**TASK INSTRUCTIONS**
Pictures are not part of the copy. Retype the lines from the first one through the line that contains "62, 165, 272];".

________________________________________

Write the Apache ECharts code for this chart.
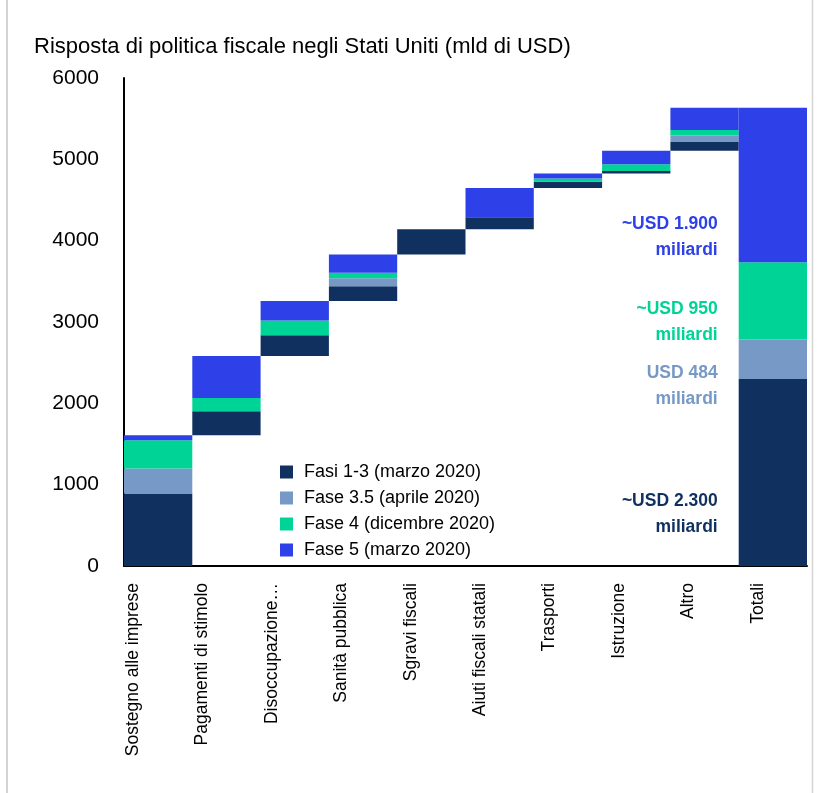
<!DOCTYPE html>
<html>
<head>
<meta charset="utf-8">
<script src="https://cdn.jsdelivr.net/npm/echarts@6/dist/echarts.min.js"></script>
<style>
  html, body { margin: 0; padding: 0; background: #fff; }
  #chart { width: 817px; height: 793px; }
</style>
</head>
<body>
<div id="chart"></div>
<script>
// Categories of the US fiscal response (bn USD) and the closing total column
const categories = ['Sostegno alle imprese', 'Pagamenti di stimolo', 'Disoccupazione…', 'Sanità pubblica',
  'Sgravi fiscali', 'Aiuti fiscali statali', 'Trasporti', 'Istruzione', 'Altro'];
const totalCategory = 'Totali';

// Amount per category for each relief package
const fasi13 = [890, 295, 255, 180, 310, 150, 75, 30, 115];
const fase35 = [310, 0, 0, 100, 0, 0, 0, 0, 74];
const fase4  = [345, 165, 180, 68, 0, 0, 40, 84, 68];
const fase5  = [62, 515, 242, 222, 0, 360, 62, 165, 272];

const phaseNames = ['Fasi 1-3 (marzo 2020)', 'Fase 3.5 (aprile 2020)', 'Fase 4 (dicembre 2020)', 'Fase 5 (marzo 2020)'];
const totalPrefixes = ['~', '', '~', '~'];

// Y axis ticks
const yMin = 0, yMax = 6000, yStep = 1000;

const FONT = "'Liberation Sans', Arial, sans-serif";
const colors = ['#10315f', '#7699c6', '#00d396', '#2e41e8'];
const labelShift = [42, 27, 21, 52];

const phases = [fasi13, fase35, fase4, fase5];
const allCats = categories.concat([totalCategory]);

// Floating base of the waterfall: running total of previous columns
const base = [];
let run = 0;
for (let i = 0; i < categories.length; i++) {
  base.push(run);
  run += phases.reduce((s, p) => s + p[i], 0);
}
base.push(0);

const totals = phases.map(p => p.reduce((s, v) => s + v, 0));
const fmt = v => String(v).replace(/\B(?=(\d{3})+(?!\d))/g, '.');

const series = [{
  name: '_base',
  type: 'bar',
  stack: 'w',
  silent: true,
  itemStyle: { color: 'transparent' },
  data: base,
  barCategoryGap: 0
}];

phases.forEach((p, k) => {
  const data = p.map(v => (v === 0 ? '-' : v));
  data.push({
    value: totals[k],
    label: {
      show: true,
      position: 'left',
      distance: 21,
      offset: [0, labelShift[k]],
      align: 'right',
      verticalAlign: 'middle',
      color: colors[k],
      fontFamily: FONT,
      fontWeight: 'bold',
      fontSize: 17.5,
      lineHeight: 26,
      formatter: () => totalPrefixes[k] + 'USD ' + fmt(totals[k]) + '\nmiliardi'
    }
  });
  series.push({
    name: phaseNames[k],
    type: 'bar',
    stack: 'w',
    barCategoryGap: 0,
    itemStyle: { color: colors[k] },
    data: data
  });
});

// Rotated tick labels sit slightly left of each column
const n = allCats.length;
const rich = {};
allCats.forEach((c, i) => {
  const s = 25 - i * 10 / (n - 1);
  rich['c' + i] = { fontFamily: FONT, fontSize: 17.5, color: '#000', padding: [0, 0, Math.round(2 * s), 0] };
});

const chart = echarts.init(document.getElementById('chart'), null, { renderer: 'canvas' });
chart.setOption({
  animation: false,
  backgroundColor: '#ffffff',
  title: {
    text: 'Risposta di politica fiscale negli Stati Uniti (mld di USD)',
    left: 34,
    top: 36,
    padding: 0,
    textStyle: { fontFamily: FONT, fontSize: 22, fontWeight: 'normal', color: '#000' }
  },
  legend: {
    data: phaseNames,
    orient: 'vertical',
    left: 280,
    top: 463,
    padding: 0,
    itemWidth: 13,
    itemHeight: 13,
    itemGap: 8,
    icon: 'rect',
    textStyle: { fontFamily: FONT, fontSize: 18, color: '#000', lineHeight: 18, padding: [0, 0, 0, 6] }
  },
  grid: { left: 124, right: 10, top: 78, bottom: 227, containLabel: false },
  xAxis: {
    type: 'category',
    data: allCats,
    axisLine: { show: true, lineStyle: { color: '#000', width: 2 } },
    axisTick: { show: false },
    axisLabel: {
      interval: 0, rotate: 90, margin: 17, fontFamily: FONT, fontSize: 17.5, color: '#000',
      formatter: (v, i) => '{c' + i + '|' + v + '}',
      rich: rich
    }
  },
  yAxis: {
    type: 'value',
    min: yMin,
    max: yMax,
    interval: yStep,
    splitLine: { show: false },
    axisTick: { show: false },
    axisLine: { show: true, lineStyle: { color: '#000', width: 2 } },
    axisLabel: { margin: 25, fontFamily: FONT, fontSize: 21, color: '#000', formatter: v => String(v) }
  },
  graphic: [
    { type: 'line', shape: { x1: 7, y1: 0, x2: 7, y2: 793 }, style: { stroke: '#c4c4c4', lineWidth: 1.5 } },
    { type: 'line', shape: { x1: 812.5, y1: 0, x2: 812.5, y2: 793 }, style: { stroke: '#d4d4d4', lineWidth: 1.5 } }
  ],
  series: series
});
</script>
</body>
</html>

________________________________________

**THE REPLY**
Write the Apache ECharts code for this chart.
<!DOCTYPE html>
<html>
<head>
<meta charset="utf-8">
<script src="https://cdn.jsdelivr.net/npm/echarts@6/dist/echarts.min.js"></script>
<style>
  html, body { margin: 0; padding: 0; background: #fff; }
  #chart { width: 817px; height: 793px; }
</style>
</head>
<body>
<div id="chart"></div>
<script>
// Categories of the US fiscal response (bn USD) and the closing total column
const categories = ['Sostegno alle imprese', 'Pagamenti di stimolo', 'Disoccupazione…', 'Sanità pubblica',
  'Sgravi fiscali', 'Aiuti fiscali statali', 'Trasporti', 'Istruzione', 'Altro'];
const totalCategory = 'Totali';

// Amount per category for each relief package
const fasi13 = [890, 295, 255, 180, 310, 150, 75, 30, 115];
const fase35 = [310, 0, 0, 100, 0, 0, 0, 0, 74];
const fase4  = [345, 165, 180, 68, 0, 0, 40, 84, 68];
const fase5  = [62, 515, 242, 222, 0, 360, 62, 165, 272];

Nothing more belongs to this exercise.